[What the task asks] Pictures do not belong in the copy; transcribe everything else in the records exactly.

---------- Material to process

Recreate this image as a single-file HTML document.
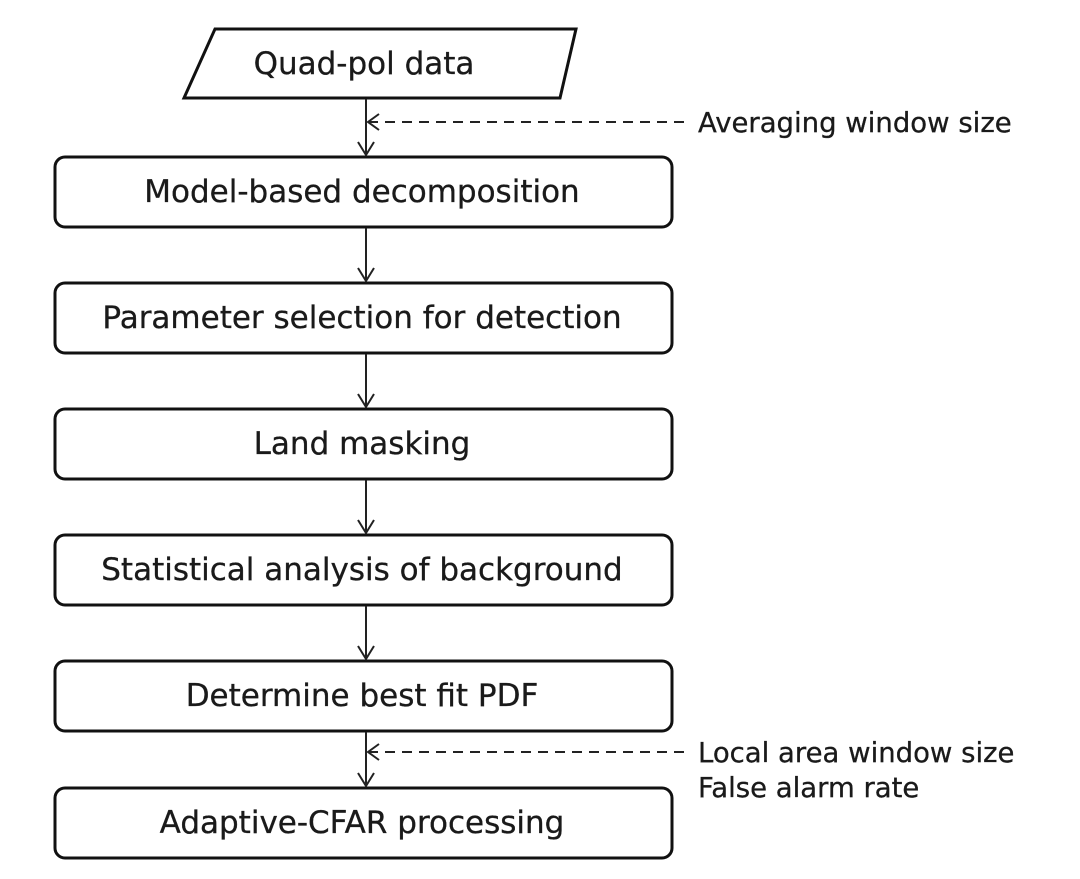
<!DOCTYPE html>
<html><head><meta charset="utf-8"><style>
body{margin:0;background:#fff}
svg text{font-family:"DejaVu Sans","Liberation Sans",sans-serif;fill:#1a1a1a;stroke:#1a1a1a;stroke-width:0.3}
</style></head><body>
<svg width="1080" height="874" viewBox="0 0 1080 874" xmlns="http://www.w3.org/2000/svg">
<g fill="none" stroke="#111" stroke-width="3">
<polygon points="215,29 576,29 560,98 184,98"/>
<rect x="55" y="157" width="617" height="70" rx="10"/>
<rect x="55" y="283" width="617" height="70" rx="10"/>
<rect x="55" y="409" width="617" height="70" rx="10"/>
<rect x="55" y="535" width="617" height="70" rx="10"/>
<rect x="55" y="661" width="617" height="70" rx="10"/>
<rect x="55" y="788" width="617" height="70" rx="10"/>
</g>
<g fill="none" stroke="#222" stroke-width="2">
<line x1="366" y1="99" x2="366" y2="155"/><polyline points="358,142 366,155 374,142"/>
<line x1="366" y1="228" x2="366" y2="281"/><polyline points="358,268 366,281 374,268"/>
<line x1="366" y1="354" x2="366" y2="407"/><polyline points="358,394 366,407 374,394"/>
<line x1="366" y1="480" x2="366" y2="533"/><polyline points="358,520 366,533 374,520"/>
<line x1="366" y1="606" x2="366" y2="659"/><polyline points="358,646 366,659 374,646"/>
<line x1="366" y1="732" x2="366" y2="786"/><polyline points="358,773 366,786 374,773"/>
<line x1="368" y1="122" x2="690" y2="122" stroke-dasharray="10,7"/><polyline points="379,114 368,122 379,130"/>
<line x1="368" y1="752" x2="690" y2="752" stroke-dasharray="10,7"/><polyline points="379,744 368,752 379,760"/>
</g>
<g font-size="31" text-anchor="middle">
<text x="364" y="74">Quad-pol data</text>
<text x="362" y="202">Model-based decomposition</text>
<text x="362" y="328">Parameter selection for detection</text>
<text x="362" y="454">Land masking</text>
<text x="362" y="580">Statistical analysis of background</text>
<text x="362" y="706">Determine best fit PDF</text>
<text x="362" y="833">Adaptive-CFAR processing</text>
</g>
<g font-size="27.5">
<text x="698" y="132">Averaging window size</text>
<text x="698" y="762">Local area window size</text>
<text x="698" y="797">False alarm rate</text>
</g>
</svg>
</body></html>
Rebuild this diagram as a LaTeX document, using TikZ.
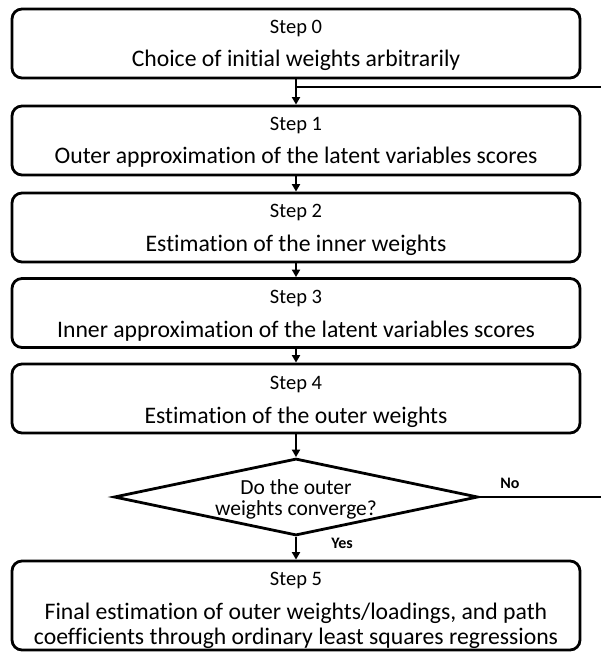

--------------------

[Problem solution]
Recreate this image as a single-file HTML document.
<!DOCTYPE html>
<html><head><meta charset="utf-8"><style>
body{margin:0;background:#fff}
svg text{font-family:"DejaVu Sans","Liberation Sans",sans-serif;fill:#1a1a1a;stroke:#1a1a1a;stroke-width:0.3}
</style></head><body>
<svg width="1080" height="874" viewBox="0 0 1080 874" xmlns="http://www.w3.org/2000/svg">
<g fill="none" stroke="#111" stroke-width="3">
<polygon points="215,29 576,29 560,98 184,98"/>
<rect x="55" y="157" width="617" height="70" rx="10"/>
<rect x="55" y="283" width="617" height="70" rx="10"/>
<rect x="55" y="409" width="617" height="70" rx="10"/>
<rect x="55" y="535" width="617" height="70" rx="10"/>
<rect x="55" y="661" width="617" height="70" rx="10"/>
<rect x="55" y="788" width="617" height="70" rx="10"/>
</g>
<g fill="none" stroke="#222" stroke-width="2">
<line x1="366" y1="99" x2="366" y2="155"/><polyline points="358,142 366,155 374,142"/>
<line x1="366" y1="228" x2="366" y2="281"/><polyline points="358,268 366,281 374,268"/>
<line x1="366" y1="354" x2="366" y2="407"/><polyline points="358,394 366,407 374,394"/>
<line x1="366" y1="480" x2="366" y2="533"/><polyline points="358,520 366,533 374,520"/>
<line x1="366" y1="606" x2="366" y2="659"/><polyline points="358,646 366,659 374,646"/>
<line x1="366" y1="732" x2="366" y2="786"/><polyline points="358,773 366,786 374,773"/>
<line x1="368" y1="122" x2="690" y2="122" stroke-dasharray="10,7"/><polyline points="379,114 368,122 379,130"/>
<line x1="368" y1="752" x2="690" y2="752" stroke-dasharray="10,7"/><polyline points="379,744 368,752 379,760"/>
</g>
<g font-size="31" text-anchor="middle">
<text x="364" y="74">Quad-pol data</text>
<text x="362" y="202">Model-based decomposition</text>
<text x="362" y="328">Parameter selection for detection</text>
<text x="362" y="454">Land masking</text>
<text x="362" y="580">Statistical analysis of background</text>
<text x="362" y="706">Determine best fit PDF</text>
<text x="362" y="833">Adaptive-CFAR processing</text>
</g>
<g font-size="27.5">
<text x="698" y="132">Averaging window size</text>
<text x="698" y="762">Local area window size</text>
<text x="698" y="797">False alarm rate</text>
</g>
</svg>
</body></html>
Rebuild this diagram as a LaTeX document, using TikZ.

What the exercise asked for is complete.